**TASK TO CARRY OUT**
Omit every picture, and retype the lines that run from the beginning of the data below through the line containing "const yTicks = [0,2,4,6,8,10,12,14];", inclusive.

_ _ _ _

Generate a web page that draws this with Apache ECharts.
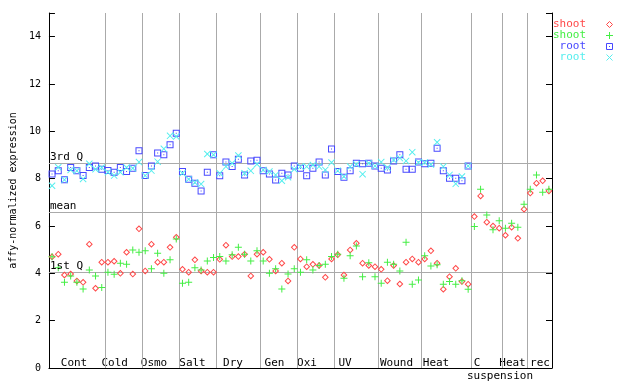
<!DOCTYPE html>
<html><head><meta charset="utf-8">
<script src="https://cdn.jsdelivr.net/npm/echarts@6/dist/echarts.min.js"></script>
<style>html,body{margin:0;padding:0;background:#fff}#c{width:640px;height:384px}</style>
</head><body><div id="c"></div>
<script>
// ---- data ----
const groupNames = ['Cont','Cold','Osmo','Salt','Dry','Gen','Oxi','UV','Wound','Heat','C','Heat','rec'];
const groupSizes = [9,6,6,6,7,6,6,7,7,8,5,4,4];
const shootRep1 = [4.70,4.81,3.93,3.97,3.68,3.62,5.23,3.37,4.47,4.47,4.51,4.00,4.89,3.97,5.88,4.10,5.23,4.47,4.47,5.10,5.52,
  4.17,4.05,4.57,4.10,4.05,4.05,4.59,5.19,4.71,4.71,4.81,3.89,4.81,4.89,4.59,4.10,4.43,3.68,5.10,4.61,
  4.28,4.38,4.33,3.83,4.61,4.78,3.93,4.99,5.27,4.43,4.33,4.28,4.17,3.69,4.33,3.55,4.47,4.61,4.47,4.61,
  4.95,4.43,3.33,3.86,4.21,3.65,3.54,6.40,7.27,6.16,6.00,5.91,5.61,5.95,5.48,6.71,7.39,7.81,7.91,7.48];
const shootRep2 = [4.70,4.24,3.62,3.89,3.62,3.34,4.14,3.89,3.40,4.05,3.96,4.43,4.38,4.99,4.89,4.95,4.19,4.85,4.00,4.57,5.45,
  3.58,3.62,4.24,4.14,4.52,4.67,4.71,4.52,4.78,5.10,4.81,4.52,4.95,4.52,4.00,4.19,3.34,3.97,4.19,4.05,
  4.57,4.14,4.33,4.38,4.71,4.81,3.79,4.74,5.16,3.86,4.45,3.86,3.58,4.47,4.38,4.10,5.31,3.54,3.72,4.74,
  4.31,4.36,3.54,3.65,3.54,3.69,3.33,5.98,7.55,6.47,5.84,6.22,5.91,6.12,5.95,6.92,7.55,8.16,7.43,7.55];
const rootRep1 = [8.20,8.33,7.95,8.47,8.33,8.13,8.47,8.54,8.40,8.34,8.27,8.47,8.30,8.44,9.18,8.13,8.54,9.08,9.01,9.43,9.92,
  8.30,7.98,7.81,7.48,8.27,9.01,8.12,8.70,8.51,8.82,8.15,8.75,8.78,8.33,8.20,7.94,8.23,8.15,8.54,8.44,
  8.12,8.44,8.70,8.16,9.25,8.30,8.06,8.33,8.65,8.63,8.65,8.54,8.44,8.37,8.75,9.01,8.40,8.40,8.70,8.63,
  8.65,9.29,8.33,8.02,8.02,7.91,8.54,null,null,null,null,null,null,null,null,null,null,null,null,null];
const rootRep2 = [7.70,8.48,7.95,8.37,8.33,7.99,8.63,8.40,8.47,8.27,8.13,8.27,8.47,8.44,8.70,8.13,8.34,8.72,9.26,9.81,9.78,
  8.23,7.98,7.84,7.77,9.04,9.01,8.23,8.51,8.65,8.98,8.23,8.33,8.61,8.37,8.30,8.16,7.91,8.06,8.40,8.51,
  8.51,8.58,8.51,8.37,8.68,8.33,8.09,8.51,8.61,8.19,8.65,8.54,8.70,8.47,8.79,8.87,8.75,9.12,8.68,8.68,
  8.60,9.54,8.51,8.16,7.78,8.09,8.54,null,null,null,null,null,null,null,null,null,null,null,null,null];
const refLines = [{name:'3rd Q', value:8.65},{name:'mean', value:6.58},{name:'1st Q', value:4.04}];
const yTicks = [0,2,4,6,8,10,12,14];

// ---- layout / style ----
const FONT = 'DejaVu Sans Mono';
const groupLabelX = [74,114.7,154,192.5,233,274.5,307,345,396.5,436,477,512.5,540];
const P_DIAMOND = 'path://M3.5,0L7,3.5L3.5,7L0,3.5Z M3.5,1.4L1.4,3.5L3.5,5.6L5.6,3.5Z';
const P_PLUS = 'path://M3,0L4,0L4,7L3,7Z M0,3L7,3L7,4L0,4Z';
const P_SQUARE = 'path://M0,0L7,0L7,7L0,7Z M1,1L1,6L6,6L6,1Z M3,3L4,3L4,4L3,4Z';
const P_X = 'path://M0,0.7L0.7,0L7,6.3L6.3,7Z M6.3,0L7,0.7L0.7,7L0,6.3Z';
const series = [
  {name:'shoot', data:shootRep1, color:'#ff4848', sym:P_DIAMOND, kind:'diamond'},
  {name:'shoot', data:shootRep2, color:'#44ee44', sym:P_PLUS, kind:'plus'},
  {name:'root', data:rootRep1, color:'#4848ff', sym:P_SQUARE, kind:'square'},
  {name:'root', data:rootRep2, color:'#55eeee', sym:P_X, kind:'x'}
];

const bounds = [];
let acc = 0;
groupSizes.forEach((s,i)=>{acc+=s; if(i<groupSizes.length-1) bounds.push(acc);});
const total = acc;

const chart = echarts.init(document.getElementById('c'), null, {renderer:'canvas'});
const sOpts = series.map((s,k)=>({
  type:'scatter', name:s.name,
  data:s.data.map((v,i)=>[i+0.5, v]),
  symbol:s.sym, symbolSize:7,
  itemStyle:{color:s.color, opacity:1},
  z: 5+k, silent:true, animation:false
}));
sOpts.unshift({
  type:'scatter', data:[], silent:true, animation:false,
  markLine:{
    silent:true, symbol:'none', animation:false,
    lineStyle:{color:'#aaaaaa', width:1, type:'solid'},
    label:{show:false},
    data: bounds.map(b=>({xAxis:b})).concat(refLines.map(r=>({yAxis:r.value})))
  }
});

chart.setOption({
  animation:false,
  backgroundColor:'#fff',
  grid:{left:44, right:88, top:13, bottom:16, containLabel:false},
  xAxis:{type:'value', min:0, max:total, axisLine:{show:true, onZero:false, lineStyle:{color:'#000', width:1}},
    axisTick:{show:false}, axisLabel:{show:false}, splitLine:{show:false}},
  yAxis:[
    {type:'value', min:0, max:15, interval:2, position:'left',
      name:'affy-normalized expression', nameLocation:'middle', nameRotate:90, nameGap:28,
      nameTextStyle:{fontFamily:FONT, fontSize:10, color:'#000'},
      axisLine:{show:true, lineStyle:{color:'#000', width:1}},
      axisTick:{show:true, inside:true, length:6, lineStyle:{color:'#000'}},
      axisLabel:{show:true, margin:8, fontFamily:FONT, fontSize:10, color:'#000',
        formatter:v=>yTicks.indexOf(v)>=0?String(v):''},
      splitLine:{show:false}},
    {type:'value', min:0, max:15, interval:2, position:'right',
      axisLine:{show:true, lineStyle:{color:'#000', width:1}},
      axisTick:{show:true, inside:true, length:6, lineStyle:{color:'#000'}},
      axisLabel:{show:false}, splitLine:{show:false}}
  ],
  series:sOpts
});

// ---- text overlays (labels, legend) ----
const graphic = [];
const font = '11px "'+FONT+'"';
refLines.forEach(r=>{
  const p = chart.convertToPixel({gridIndex:0}, [0, r.value]);
  graphic.push({type:'text', x:p[0]+1, y:p[1]-1, z:20, style:{text:r.name, fill:'#000', font:font, textAlign:'left', textVerticalAlign:'bottom'}});
});
groupNames.forEach((g,i)=>{
  graphic.push({type:'text', x:groupLabelX[i], y:363.5, style:{text:g, fill:'#000', font:font, textAlign:'center', textVerticalAlign:'middle'}});
});
graphic.push({type:'text', x:500, y:376, style:{text:'suspension', fill:'#000', font:font, textAlign:'center', textVerticalAlign:'middle'}});
const legY = [24,35,46,57];
function legendMarker(kind, cx, cy, c){
  const st = {stroke:c, fill:null, lineWidth:1};
  if(kind==='diamond') return [{type:'polygon', shape:{points:[[cx,cy-3],[cx+3,cy],[cx,cy+3],[cx-3,cy]]}, style:st}];
  if(kind==='plus') return [{type:'line', shape:{x1:cx-3.5,y1:cy,x2:cx+3.5,y2:cy}, style:st},{type:'line', shape:{x1:cx,y1:cy-3.5,x2:cx,y2:cy+3.5}, style:st}];
  if(kind==='square') return [{type:'rect', shape:{x:cx-3,y:cy-3,width:6,height:6}, style:st},{type:'rect', shape:{x:cx-0.5,y:cy-0.5,width:1,height:1}, style:{fill:c}}];
  return [{type:'line', shape:{x1:cx-3,y1:cy-3,x2:cx+3,y2:cy+3}, style:st},{type:'line', shape:{x1:cx+3,y1:cy-3,x2:cx-3,y2:cy+3}, style:st}];
}
series.forEach((s,k)=>{
  graphic.push({type:'text', x:586, y:legY[k], style:{text:s.name, fill:s.color, font:font, textAlign:'right', textVerticalAlign:'middle'}});
  legendMarker(s.kind, 609.5, legY[k]+0.5, s.color).forEach(m=>graphic.push(m));
});
chart.setOption({graphic:graphic});
</script></body></html>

_ _ _ _

**REPLY**
Generate a web page that draws this with Apache ECharts.
<!DOCTYPE html>
<html><head><meta charset="utf-8">
<script src="https://cdn.jsdelivr.net/npm/echarts@6/dist/echarts.min.js"></script>
<style>html,body{margin:0;padding:0;background:#fff}#c{width:640px;height:384px}</style>
</head><body><div id="c"></div>
<script>
// ---- data ----
const groupNames = ['Cont','Cold','Osmo','Salt','Dry','Gen','Oxi','UV','Wound','Heat','C','Heat','rec'];
const groupSizes = [9,6,6,6,7,6,6,7,7,8,5,4,4];
const shootRep1 = [4.70,4.81,3.93,3.97,3.68,3.62,5.23,3.37,4.47,4.47,4.51,4.00,4.89,3.97,5.88,4.10,5.23,4.47,4.47,5.10,5.52,
  4.17,4.05,4.57,4.10,4.05,4.05,4.59,5.19,4.71,4.71,4.81,3.89,4.81,4.89,4.59,4.10,4.43,3.68,5.10,4.61,
  4.28,4.38,4.33,3.83,4.61,4.78,3.93,4.99,5.27,4.43,4.33,4.28,4.17,3.69,4.33,3.55,4.47,4.61,4.47,4.61,
  4.95,4.43,3.33,3.86,4.21,3.65,3.54,6.40,7.27,6.16,6.00,5.91,5.61,5.95,5.48,6.71,7.39,7.81,7.91,7.48];
const shootRep2 = [4.70,4.24,3.62,3.89,3.62,3.34,4.14,3.89,3.40,4.05,3.96,4.43,4.38,4.99,4.89,4.95,4.19,4.85,4.00,4.57,5.45,
  3.58,3.62,4.24,4.14,4.52,4.67,4.71,4.52,4.78,5.10,4.81,4.52,4.95,4.52,4.00,4.19,3.34,3.97,4.19,4.05,
  4.57,4.14,4.33,4.38,4.71,4.81,3.79,4.74,5.16,3.86,4.45,3.86,3.58,4.47,4.38,4.10,5.31,3.54,3.72,4.74,
  4.31,4.36,3.54,3.65,3.54,3.69,3.33,5.98,7.55,6.47,5.84,6.22,5.91,6.12,5.95,6.92,7.55,8.16,7.43,7.55];
const rootRep1 = [8.20,8.33,7.95,8.47,8.33,8.13,8.47,8.54,8.40,8.34,8.27,8.47,8.30,8.44,9.18,8.13,8.54,9.08,9.01,9.43,9.92,
  8.30,7.98,7.81,7.48,8.27,9.01,8.12,8.70,8.51,8.82,8.15,8.75,8.78,8.33,8.20,7.94,8.23,8.15,8.54,8.44,
  8.12,8.44,8.70,8.16,9.25,8.30,8.06,8.33,8.65,8.63,8.65,8.54,8.44,8.37,8.75,9.01,8.40,8.40,8.70,8.63,
  8.65,9.29,8.33,8.02,8.02,7.91,8.54,null,null,null,null,null,null,null,null,null,null,null,null,null];
const rootRep2 = [7.70,8.48,7.95,8.37,8.33,7.99,8.63,8.40,8.47,8.27,8.13,8.27,8.47,8.44,8.70,8.13,8.34,8.72,9.26,9.81,9.78,
  8.23,7.98,7.84,7.77,9.04,9.01,8.23,8.51,8.65,8.98,8.23,8.33,8.61,8.37,8.30,8.16,7.91,8.06,8.40,8.51,
  8.51,8.58,8.51,8.37,8.68,8.33,8.09,8.51,8.61,8.19,8.65,8.54,8.70,8.47,8.79,8.87,8.75,9.12,8.68,8.68,
  8.60,9.54,8.51,8.16,7.78,8.09,8.54,null,null,null,null,null,null,null,null,null,null,null,null,null];
const refLines = [{name:'3rd Q', value:8.65},{name:'mean', value:6.58},{name:'1st Q', value:4.04}];
const yTicks = [0,2,4,6,8,10,12,14];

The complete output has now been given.